▸ **WRITTEN REQUEST**: Every line below that holds the string "this" should be copied out.

▸ **DATA PROVIDED**:

┄┄┄┄┄┄┄┄┄┄

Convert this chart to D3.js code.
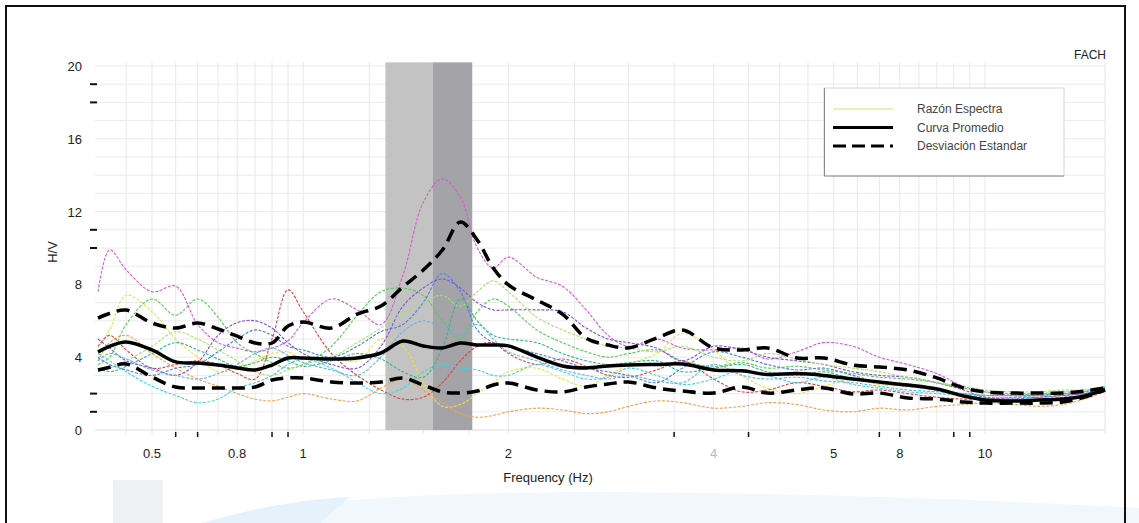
<!DOCTYPE html>
<html>
<head>
<meta charset="utf-8">
<script src="https://cdn.jsdelivr.net/npm/d3@7"></script>
<style>
	body { margin: 0; background: #fff; }
	svg { display: block; font-family: "Liberation Sans", Arial, sans-serif; }
</style>
</head>
<body>
<script>
// frecuencias (Hz) comunes a todas las curvas
var freqs = [0.5,0.52,0.55,0.6,0.65,0.7,0.75,0.8,0.85,0.9,0.95,1.0,1.1,1.2,1.3,1.4,1.5,1.6,1.7,1.8,1.9,2.0,2.2,2.4,2.6,2.8,3.0,3.3,3.6,4.0,4.4,4.8,5.3,5.8,6.4,7.0,7.7,8.5,9.3,10,11,12,13,14,15];

var promedio = [4.29,4.6,4.84,4.40,3.74,3.68,3.57,3.41,3.30,3.57,3.96,3.96,3.90,3.96,4.23,4.89,4.62,4.51,4.78,4.67,4.67,4.62,4.01,3.52,3.41,3.52,3.57,3.60,3.62,3.30,3.25,3.05,3.10,3.00,2.80,2.64,2.47,2.25,1.87,1.65,1.59,1.65,1.70,1.87,2.20];
var desvSup = [6.15,6.4,6.59,5.88,5.60,5.88,5.55,5.16,4.78,4.78,5.71,5.93,5.60,6.37,6.81,7.86,8.79,9.89,11.43,10.44,8.90,7.97,7.14,6.37,5.05,4.67,4.51,5.05,5.49,4.51,4.40,4.51,3.96,3.96,3.57,3.46,3.30,2.86,2.31,2.09,2.03,2.03,2.03,2.14,2.31];
var desvInf = [3.30,3.45,3.63,2.91,2.36,2.31,2.31,2.31,2.36,2.75,2.86,2.86,2.64,2.58,2.64,2.86,2.47,2.09,2.03,2.14,2.47,2.58,2.20,2.09,2.36,2.53,2.64,2.31,2.14,2.03,2.36,2.03,2.20,2.31,1.98,2.03,1.76,1.70,1.54,1.48,1.48,1.48,1.54,1.81,2.20];

// razones espectrales individuales
var razones = [
	{color: "#dd55dd", v: [7.6,9.9,8.8,7.6,7.9,5.8,4.8,4.5,4.3,4.5,4.9,5.9,7.2,6.6,5.8,8.5,12.5,13.8,12.8,10.0,8.9,9.5,8.4,7.9,6.6,5.2,4.6,5.0,4.5,4.4,4.5,3.9,4.3,4.8,4.6,4.0,3.6,3.1,2.4,2.1,1.9,1.9,2.0,2.0,2.2]},
	{color: "#55cc55", v: [3.6,4.0,5.8,7.2,6.3,7.2,6.2,4.8,4.2,3.7,3.4,3.6,4.6,6.3,7.6,7.8,7.4,6.0,5.0,6.5,7.2,6.8,5.5,4.8,4.3,4.0,4.2,4.4,3.8,3.5,3.7,3.4,3.5,3.3,3.1,2.9,2.8,2.6,2.3,2.1,2.0,2.0,2.1,2.1,2.3]},
	{color: "#ece050", v: [4.5,5.5,7.4,6.5,5.0,4.0,3.2,3.4,3.8,4.2,4.3,3.9,4.0,3.8,5.0,4.6,2.6,1.3,1.4,2.0,2.6,3.2,3.4,2.8,2.4,3.0,3.6,4.2,5.3,4.4,3.0,2.3,2.0,2.4,2.8,2.5,2.4,2.3,2.0,1.9,1.9,2.0,2.1,2.2,2.3]},
	{color: "#f0a050", v: [3.8,4.8,5.2,4.2,3.4,2.8,2.4,2.0,1.7,1.6,1.8,2.0,1.7,1.6,2.3,2.8,2.2,1.5,0.9,0.7,0.8,1.0,1.2,1.1,0.9,1.0,1.3,1.6,1.5,1.2,1.3,1.5,1.4,1.1,1.0,1.2,1.1,1.3,1.4,1.5,1.4,1.3,1.4,1.7,2.1]},
	{color: "#dd4444", v: [4.6,5.2,4.4,3.4,3.6,3.8,3.6,3.1,2.8,5.0,7.7,6.5,4.2,3.0,2.2,1.7,1.8,2.6,3.8,4.6,4.8,4.2,3.6,3.9,3.5,3.0,2.9,3.3,3.8,2.8,2.1,2.2,2.6,2.4,2.1,2.2,2.0,1.8,1.7,1.7,1.8,1.8,1.9,2.0,2.2]},
	{color: "#44d4dd", v: [4.2,3.8,3.2,2.4,1.9,1.5,1.7,2.3,2.6,3.0,3.6,3.9,3.4,2.6,2.0,2.3,3.2,3.6,3.4,3.3,3.0,3.0,3.6,3.2,2.8,2.9,3.4,3.0,2.5,2.8,3.3,3.0,2.6,2.9,2.5,2.3,2.1,2.0,1.9,1.8,1.8,1.9,2.0,2.1,2.4]},
	{color: "#4a7ee0", v: [4.0,3.6,3.3,3.0,3.4,3.6,4.3,5.0,5.5,5.2,4.6,4.4,4.0,4.6,5.4,5.8,7.0,8.6,7.6,5.5,4.8,4.6,4.2,3.8,3.4,3.2,3.0,2.6,3.4,4.3,4.0,3.6,3.3,3.4,3.0,2.6,2.4,2.2,1.9,1.7,1.7,1.8,1.9,2.0,2.3]},
	{color: "#8050e0", v: [5.0,4.5,3.8,3.4,3.0,3.7,5.2,5.9,6.0,5.6,4.8,4.2,3.6,3.4,4.6,6.8,7.8,8.3,7.8,7.0,6.6,6.6,6.6,6.5,5.6,5.0,4.8,4.5,3.8,4.6,4.4,4.0,3.8,3.6,3.2,3.0,2.9,2.6,2.2,1.8,1.7,1.7,1.8,1.9,2.2]},
	{color: "#a8e070", v: [3.2,3.4,3.8,4.6,5.4,5.0,4.4,3.8,3.2,3.0,3.3,3.6,4.0,4.8,5.6,6.4,7.0,7.4,6.8,7.6,8.2,7.6,6.2,5.5,5.0,4.6,4.5,4.3,4.6,4.0,3.8,4.2,3.9,3.6,3.4,3.2,2.9,2.6,2.4,2.2,2.1,2.1,2.2,2.2,2.4]},
	{color: "#30b890", v: [3.4,3.2,3.5,4.2,4.8,4.4,3.9,3.5,3.7,4.0,3.8,3.5,3.8,4.2,3.9,3.2,2.9,4.5,7.2,6.0,5.2,5.0,4.8,4.2,3.8,3.6,3.7,3.8,3.2,3.4,3.6,3.2,3.0,3.2,2.8,2.6,2.4,2.2,2.0,1.9,1.9,1.9,2.0,2.1,2.3]},
	{color: "#60b4f0", v: [3.8,4.2,3.9,3.3,3.0,2.8,3.1,3.6,4.2,4.5,4.1,3.7,3.3,3.0,4.0,5.4,6.0,5.6,5.2,5.8,5.0,4.3,3.8,3.3,3.0,2.8,3.0,2.7,2.6,3.6,3.0,2.8,2.9,2.7,2.6,2.4,2.2,2.1,2.0,1.9,1.9,2.0,2.0,2.1,2.4]}
];

// bandas sombreadas (Hz)
var bandaClara = [1.32, 1.55];
var bandaOscura = [1.55, 1.77];

// ejes
var yTicks = [0, 4, 8, 12, 16, 20];
var yGrid = d3.range(1, 21);
var yMarcas = [1, 2, 10, 11, 18, 19];
var xTickFreqs = [0.6, 0.8, 1, 2, 4, 6, 7.5, 10];
var xTickLabels = ["0.5", "0.8", "1", "2", "4", "5", "8", "10"];
var xGrid = [0.55,0.6,0.65,0.7,0.75,0.8,0.85,0.9,0.95,1,1.25,1.5,1.75,2,2.5,3,3.5,4,4.5,5,5.5,6,6.5,7,7.5,8,8.5,9,9.5,10];
var xMarcas = [0.65, 0.7, 0.9, 0.95, 3.5, 4.5, 7, 7.5, 9, 9.5];

var leyenda = ["Razón Espectra", "Curva Promedio", "Desviación Estandar"];

(function(w){
	var u = {
		W: 1139, H: 523,
		main: function(){
			var svg = d3.select("body").append("svg")
				.attr("width", u.W).attr("height", u.H);

			// marca de agua clara al fondo
			var wm = svg.append("g").attr("class", "watermark");
			wm.append("path").attr("d", "M200,523 C290,500 430,492 600,492 C800,493 1000,500 1139,508 L1139,523 Z")
				.attr("fill", "#f0f8fd");
			wm.append("path").attr("d", "M205,523 C250,508 300,500 350,497 L320,523 Z").attr("fill", "#e5f2fb");
			wm.append("rect").attr("x", 113).attr("y", 480).attr("width", 50).attr("height", 43).attr("fill", "#eef1f4");

			// marco exterior
			svg.append("rect").attr("x", 6).attr("y", 6).attr("width", 1119).attr("height", 530)
				.attr("fill", "none").attr("stroke", "#111").attr("stroke-width", 2);

			var x = d3.scaleLog().domain([0.5, 15]).range([98, 1105]);
			var y = d3.scaleLinear().domain([0, 20]).range([430, 66]);

			// rejilla
			var g = svg.append("g");
			g.selectAll(".gy").data(yGrid).enter().append("line")
				.attr("x1", x(0.5) - 3).attr("x2", x(15))
				.attr("y1", function(d){ return y(d); }).attr("y2", function(d){ return y(d); })
				.attr("stroke", "#ebebeb").attr("stroke-width", 1);
			g.selectAll(".gx").data(xGrid).enter().append("line")
				.attr("x1", function(d){ return x(d); }).attr("x2", function(d){ return x(d); })
				.attr("y1", y(20.2)).attr("y2", y(0) + 4)
				.attr("stroke", "#e8e8e8").attr("stroke-width", 1);
			g.append("line").attr("x1", x(0.5) - 3).attr("x2", x(15)).attr("y1", y(0)).attr("y2", y(0))
				.attr("stroke", "#dcdcdc");
			g.append("line").attr("x1", x(15)).attr("x2", x(15)).attr("y1", y(20.2)).attr("y2", y(0) + 4)
				.attr("stroke", "#e4e4e4");

			// bandas
			g.append("rect").attr("x", x(bandaClara[0])).attr("width", x(bandaClara[1]) - x(bandaClara[0]))
				.attr("y", y(20.2)).attr("height", y(0) - y(20.2)).attr("fill", "#c3c3c3");
			g.append("rect").attr("x", x(bandaOscura[0])).attr("width", x(bandaOscura[1]) - x(bandaOscura[0]))
				.attr("y", y(20.2)).attr("height", y(0) - y(20.2)).attr("fill", "#a3a3a8");

			var line = d3.line()
				.x(function(d, i){ return x(freqs[i]); })
				.y(function(d){ return y(d); })
				.curve(d3.curveCatmullRom.alpha(0.5));

			// razones espectrales
			g.selectAll(".razon").data(razones).enter().append("path")
				.attr("class", "razon")
				.attr("d", function(d){ return line(d.v); })
				.attr("fill", "none").attr("stroke", function(d){ return d.color; })
				.attr("stroke-width", 1.1).attr("stroke-dasharray", "3,1.5");

			// promedio y desviaciones
			g.append("path").attr("d", line(desvSup)).attr("fill", "none")
				.attr("stroke", "#000").attr("stroke-width", 3.5).attr("stroke-dasharray", "13,7");
			g.append("path").attr("d", line(desvInf)).attr("fill", "none")
				.attr("stroke", "#000").attr("stroke-width", 3.5).attr("stroke-dasharray", "13,7");
			g.append("path").attr("d", line(promedio)).attr("fill", "none")
				.attr("stroke", "#000").attr("stroke-width", 3.5);

			// eje y
			g.selectAll(".yl").data(yTicks).enter().append("text")
				.attr("x", 82).attr("y", function(d){ return y(d) + 5; })
				.attr("text-anchor", "end").attr("font-size", 13).attr("fill", "#222")
				.text(function(d){ return d; });
			g.selectAll(".ym").data(yMarcas).enter().append("line")
				.attr("x1", 90).attr("x2", 97)
				.attr("y1", function(d){ return y(d); }).attr("y2", function(d){ return y(d); })
				.attr("stroke", "#111").attr("stroke-width", 2);

			// eje x
			g.selectAll(".xm").data(xMarcas).enter().append("line")
				.attr("x1", function(d){ return x(d); }).attr("x2", function(d){ return x(d); })
				.attr("y1", y(0) + 2).attr("y2", y(0) + 7)
				.attr("stroke", "#111").attr("stroke-width", 1.5);
			g.selectAll(".xl").data(xTickFreqs).enter().append("text")
				.attr("x", function(d){ return x(d); }).attr("y", 458)
				.attr("text-anchor", "middle").attr("font-size", 13)
				.attr("fill", function(d, i){ return xTickLabels[i] == "4" ? "#bbb" : "#222"; })
				.text(function(d, i){ return xTickLabels[i]; });

			svg.append("text").attr("x", 548).attr("y", 482).attr("text-anchor", "middle")
				.attr("font-size", 13).attr("fill", "#222")
				.text("Frequency (Hz)");
			svg.append("text").attr("transform", "translate(57,252) rotate(-90)")
				.attr("text-anchor", "middle").attr("font-size", 13).attr("fill", "#222")
				.text("H/V");
			svg.append("text").attr("x", 1106).attr("y", 59).attr("text-anchor", "end")
				.attr("font-size", 12).attr("fill", "#222").text("FACH");

			// leyenda
			var lg = svg.append("g").attr("transform", "translate(824,88)");
			lg.append("rect").attr("width", 240).attr("height", 88).attr("fill", "#fff")
				.attr("stroke", "#d6d6d6");
			lg.append("path").attr("d", "M0.5,0 V88 H240").attr("fill", "none").attr("stroke", "#8a8a8a");
			var estilos = [
				{stroke: "#e4eea0", width: 1.5, dash: null},
				{stroke: "#000", width: 3, dash: null},
				{stroke: "#000", width: 3, dash: "13,6"}
			];
			leyenda.forEach(function(t, i){
				var yy = 21 + i * 18.5;
				lg.append("line").attr("x1", 9).attr("x2", 69).attr("y1", yy).attr("y2", yy)
					.attr("stroke", estilos[i].stroke).attr("stroke-width", estilos[i].width)
					.attr("stroke-dasharray", estilos[i].dash);
				lg.append("text").attr("x", 93).attr("y", yy + 4).attr("font-size", 12)
					.attr("fill", "#444").text(t);
			});
		}
	};
	u.main();
})(window);
</script>
</body>
</html>
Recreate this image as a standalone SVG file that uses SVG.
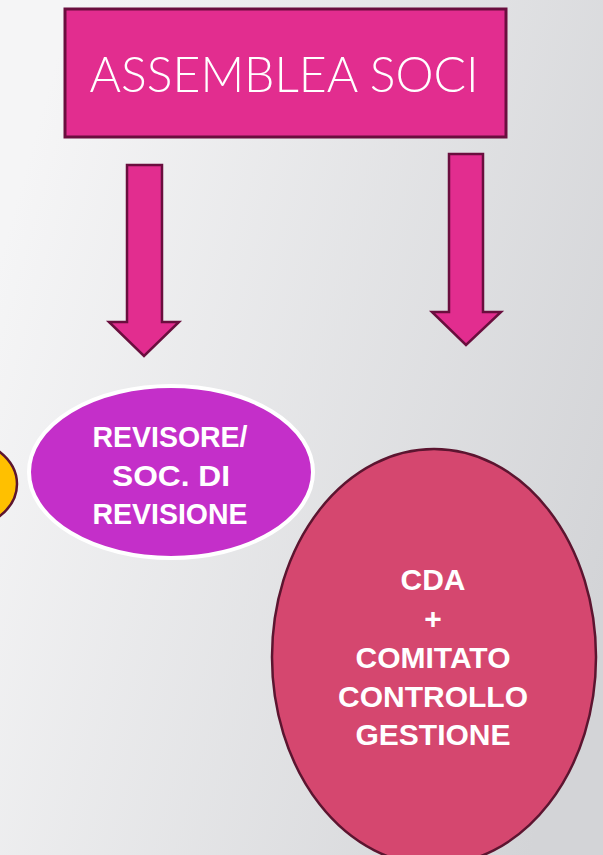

┄┄┄┄┄┄┄┄┄┄

▸ **RESPONSE TO THE TASK**:
Convert this chart to D3.js code.
Recreate this image as a standalone SVG file that uses SVG.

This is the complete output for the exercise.